Desde a noite das eleições europeias, o PS entrou finalmente em ebulição. Infelizmente, por enquanto, para dar aos portugueses todos os sinais de que a desconfiança com que olham para a sua actual direcção é justificada.
Na noite de domingo, Assis e Seguro tentaram a chico-espertice táctica de se auto-proclamarem grandes vencedores de uma contenda em que não o foram. Mas esta questão já está suficientemente analisada. Adiante.
António Costa, de seguida, teve o sobressalto cívico e a energia anímica que lhe faltaram na noite do abraço de há um ano, simplesmente proclamando como a criança da fábula que o rei vai nu. Evidentemente, ao fazê-lo, tal como a dita criança criou um problema ao rei, à corte e mesmo aos súbditos que aplaudiam e foram subitamente confrontados com essa denúncia de nudez.
A reacção de Seguro foi a pior possível. Revelou a público os traços autoritários que tinha meticulosamente protegido nestes anos, exteriorizou a raiva acumulada contra o seu adversário de décadas, expôs como nunca antes tinha feito a sua relação com as questões de regime. Numa semana, a grande vitória do PS passou a ser a expressão da grande crise do sistema político e, qual Manuel Monteiro dos velhos tempos, promete sangue contra "os políticos" ao povo. De uma só medida, nada menos que a maior redução de deputados desde 1975, uma reforma do sistema eleitoral, uma nova lei de incompatibilidades e, para o PS, um sistema de eleições primárias abertas. Todos sabemos o que Seguro pensava ainda há pouco tempo d as primárias abertas e todas as outras medidas foram já discutidas vezes sem conta dentro e fora do PS sem que houvesse a vocalização de tão profundo descontentamento e necessidade de tão radical mudança. Porquê agora?
Porque há lideranças políticas para quem princípios são a expressão conjuntural das prioridades tácticas. Seguro tem hoje três objectivos tácticos - dificultar ao limite a possibilidade de ser formalmente deposto do seu lugar de Secretário-geral, prolongar ao máximo o tempo que medeia entre o choque eleitoral da auto-proclamada vitória que demonstrou a nudez da sua liderança e a disputa da liderança do PS e colocar entre hoje e o seu confronto com António Costa momentos para recuperar o controlo ameaçado das estruturas intermédias do partido em que assenta o seu poder.
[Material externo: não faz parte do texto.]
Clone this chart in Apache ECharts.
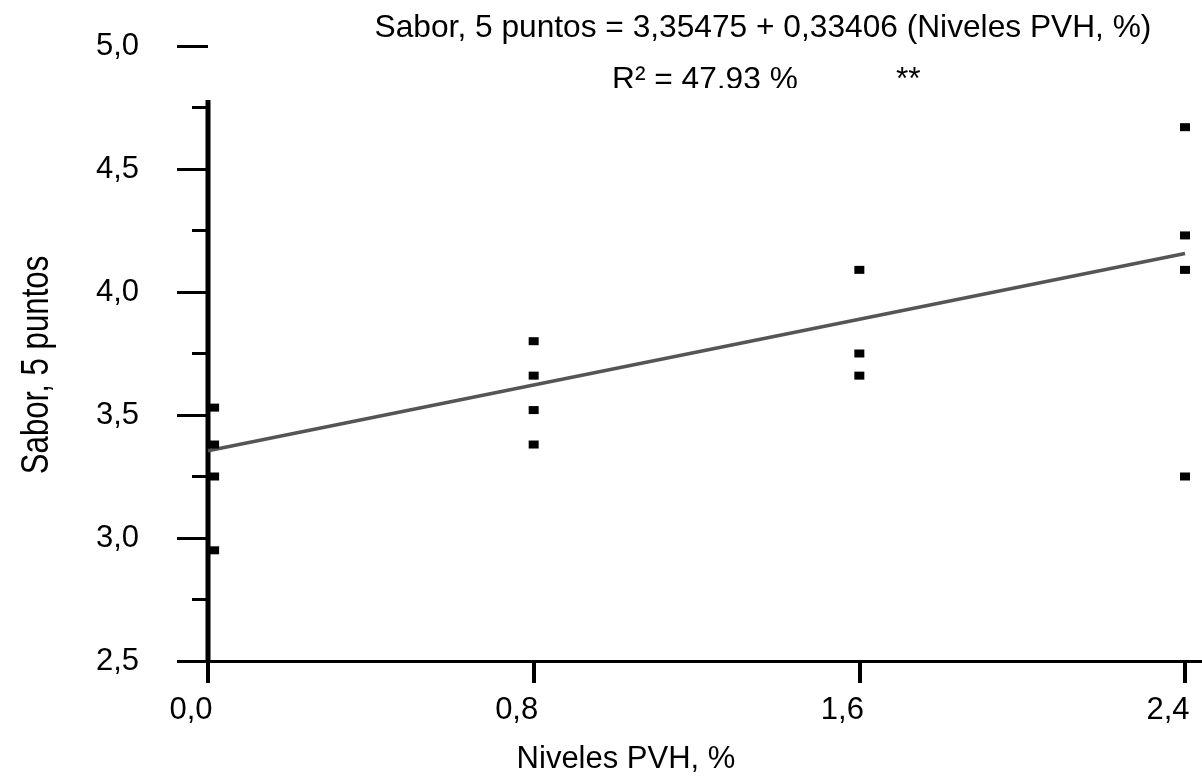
<!DOCTYPE html>
<html>
<head>
<meta charset="utf-8">
<title>Sabor vs Niveles PVH</title>
<script src="https://cdn.jsdelivr.net/npm/echarts@6/dist/echarts.min.js"></script>
<style>
  html, body { margin: 0; padding: 0; background: #fff; }
  #chart { width: 1202px; height: 780px; }
</style>
</head>
<body>
<div id="chart"></div>
<script>
// Observed sensory scores (flavour, 5-point scale) per PVH inclusion level
const nivelesPVH = [0.015, 0.015, 0.015, 0.015, 0.8, 0.8, 0.8, 0.8, 1.6, 1.6, 1.6, 2.4, 2.4, 2.4, 2.4];
const sabor      = [3.53, 3.38, 3.25, 2.95, 3.80, 3.66, 3.52, 3.38, 4.09, 3.75, 3.66, 4.67, 4.23, 4.09, 3.25];

// Fitted regression
const intercepto = 3.35475;
const pendiente = 0.33406;
const rCuadrado = '47,93';
const xTramo = [0, 2.4];

// Axis ticks
const xTicks = [0, 0.8, 1.6, 2.4];
const Y_MIN = 2.5, Y_MAX = 5.0, Y_STEP = 0.5;

const fmt = v => v.toFixed(1).replace('.', ',');
const FONT = '"Liberation Sans", Arial, sans-serif';

const puntos = nivelesPVH.map((x, i) => [x, sabor[i]]);
const recta = xTramo.map(x => [x, intercepto + pendiente * x]);

const chart = echarts.init(document.getElementById('chart'), null, { renderer: 'canvas' });

const headStyle = { fontSize: 31.7, fontWeight: 'normal', color: '#000', fontFamily: FONT };

chart.setOption({
  animation: false,
  backgroundColor: '#ffffff',
  textStyle: { fontFamily: FONT, color: '#000' },
  title: [
    {
      text: 'Sabor, 5 puntos = 3,35475 + 0,33406 (Niveles PVH, %)',
      left: 758, top: 7, textAlign: 'center',
      textStyle: headStyle
    },
    {
      text: 'R² = ' + rCuadrado + ' %',
      left: 607, top: 59,
      textStyle: headStyle
    },
    {
      text: '**',
      left: 891, top: 59,
      textStyle: headStyle
    }
  ],
  graphic: [
    // the second header line sits partly behind the plot frame
    { type: 'rect', z: 100, shape: { x: 590, y: 88, width: 230, height: 10 }, style: { fill: '#fff' } },
    {
      // condensed vertical axis title
      type: 'text', z: 100,
      x: 37, y: 365, rotation: Math.PI / 2,
      scaleX: 0.8, scaleY: 1,
      style: {
        text: 'Sabor, 5 puntos',
        font: '39px ' + FONT,
        fill: '#000',
        align: 'center',
        verticalAlign: 'middle'
      }
    }
  ],
  grid: { left: 208, right: 0, top: 46, bottom: 117, containLabel: false },
  xAxis: {
    type: 'value',
    min: 0,
    max: 2.4 + 0.8 * 17 / 326,
    name: 'Niveles PVH, %',
    nameLocation: 'middle',
    nameGap: 83,
    nameTextStyle: { fontSize: 31, color: '#000', fontFamily: FONT, padding: [0, 158, 0, 0] },
    axisLine: { show: true, lineStyle: { color: '#000', width: 3 } },
    axisTick: { show: true, length: 22, customValues: xTicks, lineStyle: { color: '#000', width: 4 } },
    axisLabel: {
      customValues: xTicks, margin: 34, fontSize: 31, color: '#000', fontFamily: FONT,
      padding: [0, 34, 0, 0],
      formatter: fmt
    },
    splitLine: { show: false }
  },
  yAxis: {
    type: 'value',
    min: Y_MIN, max: Y_MAX, interval: Y_STEP,
    axisLine: { show: false },
    axisTick: { show: true, length: 31, lineStyle: { color: '#000', width: 3 } },
    minorTick: { show: true, splitNumber: 2, length: 16, lineStyle: { color: '#000', width: 3 } },
    axisLabel: { margin: 69, fontSize: 31, color: '#000', fontFamily: FONT, formatter: fmt },
    splitLine: { show: false },
    minorSplitLine: { show: false }
  },
  series: [
    {
      // vertical frame of the plot
      type: 'line',
      data: [[0, Y_MIN], [0, 4.78]],
      symbol: 'none', silent: true, z: 1,
      lineStyle: { color: '#000', width: 5 }
    },
    {
      type: 'line',
      data: recta,
      symbol: 'none', silent: true, z: 2,
      lineStyle: { color: '#555', width: 3.5 }
    },
    {
      type: 'scatter',
      data: puntos,
      symbol: 'rect', symbolSize: [10, 8], z: 3,
      itemStyle: { color: '#000', opacity: 1 }
    }
  ]
});
</script>
</body>
</html>
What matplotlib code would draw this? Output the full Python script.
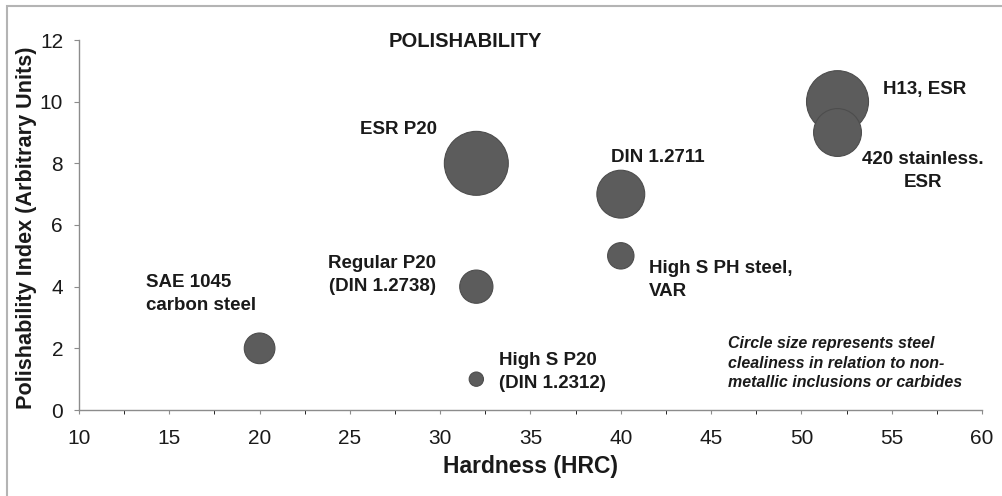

É ao serviço desses objectivos que se entende a sua actuação na aberta crise do PS.
As suas propostas sobre o sistema político são uma mera manobra de diversão para tentar dar uma aparência séria à sua conversão súbita - para ganhar tempo - a umas eleições primárias que exigem um recenseamento, que carecem de um estudo de "direito comparado" que na solidez das suas convicções nunca tinha pensado em pedir e que fez questão de impor que se disputassem a quatro meses de distância, a ver se a irritação com a sua falta de capacidade de liderança democrática arrefece. Vamos a ver se nos próximos dias não surgirá a cereja em cima do bolo desta táctica com a convocação de congressos distritais para antes - repito, antes - das eleições primárias, na expectativa de colar alguns cacos partidos em certas distritais a tempo.
António Costa tem resistido estoicamente a todas as armadilhas de abertura de pretensos debates sobre a natureza do sistema político, sobre a legitimidade das manobras estatutárias, sobre o formalismo intermitente com as conveniências sobre as regras desta disputa. Mas arrefeceu o ímpeto com que apresenta novas ideias ao país, embora esteja mais que a tempo para ir concretizando as linhas estratégicas que o diferenciam de Seguro para além de todas as diferenças de estilo, de personalidade e de concepção da vida política que todos sabemos que o distinguem.
Com o PS afundado pelas manobras da sua direcção num crise que será prolongada em vez de rápida, como deveria ser; com as fragilidades políticas do seu líder, exposta pelas suas performances televisivas em período de maior exposição; coma mediocridade dos principais dirigentes actuais visibilizada pela sua súbita aparição e em algum casos pelas suas patéticas declarações e ameaças, o PS desce nas sondagens.
Os portugueses descobrem que o rei vai nu e este, em vez de olhar as suas vestes, indigna-se com quem diz em voz alta que o vai e o risco que é para o PS, o país e a democracia não o apear. Uma volta esta manhã pelas páginas de Facebook dos dirigentes do PS não deixará margem para dúvidas. António José Seguro e a sua corte não percebem o que estão a fazer à credibilidade do PS e acreditam na teoria do inimigo interno. Felizmente não têm os instrumentos que outros cultivadore dessa teoria tinha. E também felizmente mesmo com quatro meses arrastando este circo pelos média, o povo socialista vai acabar com esta tragédia antes que se torne farsa.
A alternativa da esquerda democrática para Portugal segue dentro de momentos. pedimos desculpa por esta interrupção.